Produce an exact copy of all the data below, dropping every image.
********************
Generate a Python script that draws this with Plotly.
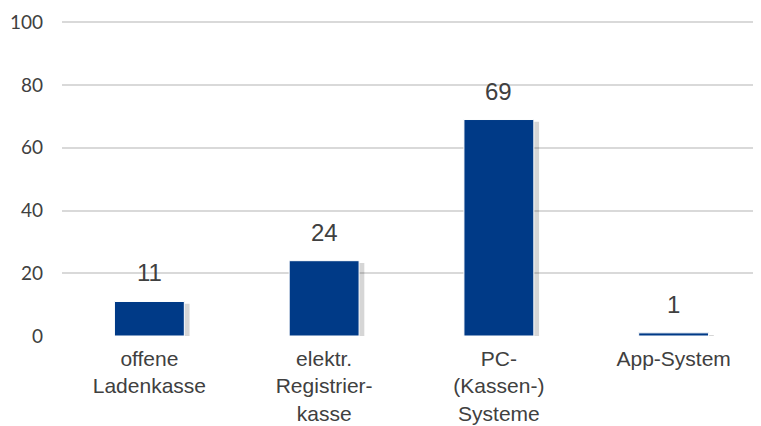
import plotly.graph_objects as go

categories = ["offene<br>Ladenkasse", "elektr.<br>Registrier-<br>kasse", "PC-<br>(Kassen-)<br>Systeme", "App-System"]
values = [11, 24, 69, 1]
labels = ["11", "24", "69", "1"]

fig = go.Figure()

# soft drop shadow behind bars
fig.add_trace(go.Bar(
    x=categories, y=values, width=0.41, offset=-0.18, base=-0.7,
    marker=dict(color="rgba(0,0,0,0.16)", line=dict(width=0)),
    hoverinfo="skip", showlegend=False,
))
fig.add_trace(go.Bar(
    x=categories, y=values, width=0.4, offset=-0.2,
    marker=dict(color="#003A87", line=dict(color="#ffffff", width=1)),
    hoverinfo="skip", showlegend=False,
))

for c, v, t in zip(categories, values, labels):
    fig.add_annotation(
        x=c, y=v, text=t, showarrow=False, yanchor="bottom", yshift=13,
        font=dict(family="Liberation Sans, Arial", size=24, color="#404040"),
    )

# page body adds an 8px margin, so the figure is sized to fit the window
fig.update_layout(
    width=753, height=418,
    margin=dict(l=54, r=0, t=13, b=90),
    paper_bgcolor="white", plot_bgcolor="white",
    barmode="overlay", bargap=0.6,
    font=dict(family="Liberation Sans, Arial", color="#404040"),
    xaxis=dict(
        showline=False, ticks="", showgrid=False, automargin=False,
        ticklabelstandoff=8,
        tickfont=dict(family="Liberation Sans, Arial", size=21, color="#404040"),
    ),
    yaxis=dict(
        range=[0, 100.4], dtick=20, showline=False, zeroline=False,
        automargin=False,
        gridcolor="#D9D9D9", gridwidth=1.5,
        ticks="", ticklabelstandoff=18,
        tickfont=dict(family="Lato", size=19, color="#404040"),
    ),
)

fig.write_html("out.html")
********************
• _Result_
Generate a Python script that draws this with Plotly.
import plotly.graph_objects as go

categories = ["offene<br>Ladenkasse", "elektr.<br>Registrier-<br>kasse", "PC-<br>(Kassen-)<br>Systeme", "App-System"]
values = [11, 24, 69, 1]
labels = ["11", "24", "69", "1"]

fig = go.Figure()

# soft drop shadow behind bars
fig.add_trace(go.Bar(
    x=categories, y=values, width=0.41, offset=-0.18, base=-0.7,
    marker=dict(color="rgba(0,0,0,0.16)", line=dict(width=0)),
    hoverinfo="skip", showlegend=False,
))
fig.add_trace(go.Bar(
    x=categories, y=values, width=0.4, offset=-0.2,
    marker=dict(color="#003A87", line=dict(color="#ffffff", width=1)),
    hoverinfo="skip", showlegend=False,
))

for c, v, t in zip(categories, values, labels):
    fig.add_annotation(
        x=c, y=v, text=t, showarrow=False, yanchor="bottom", yshift=13,
        font=dict(family="Liberation Sans, Arial", size=24, color="#404040"),
    )

# page body adds an 8px margin, so the figure is sized to fit the window
fig.update_layout(
    width=753, height=418,
    margin=dict(l=54, r=0, t=13, b=90),
    paper_bgcolor="white", plot_bgcolor="white",
    barmode="overlay", bargap=0.6,
    font=dict(family="Liberation Sans, Arial", color="#404040"),
    xaxis=dict(
        showline=False, ticks="", showgrid=False, automargin=False,
        ticklabelstandoff=8,
        tickfont=dict(family="Liberation Sans, Arial", size=21, color="#404040"),
    ),
    yaxis=dict(
        range=[0, 100.4], dtick=20, showline=False, zeroline=False,
        automargin=False,
        gridcolor="#D9D9D9", gridwidth=1.5,
        ticks="", ticklabelstandoff=18,
        tickfont=dict(family="Lato", size=19, color="#404040"),
    ),
)

fig.write_html("out.html")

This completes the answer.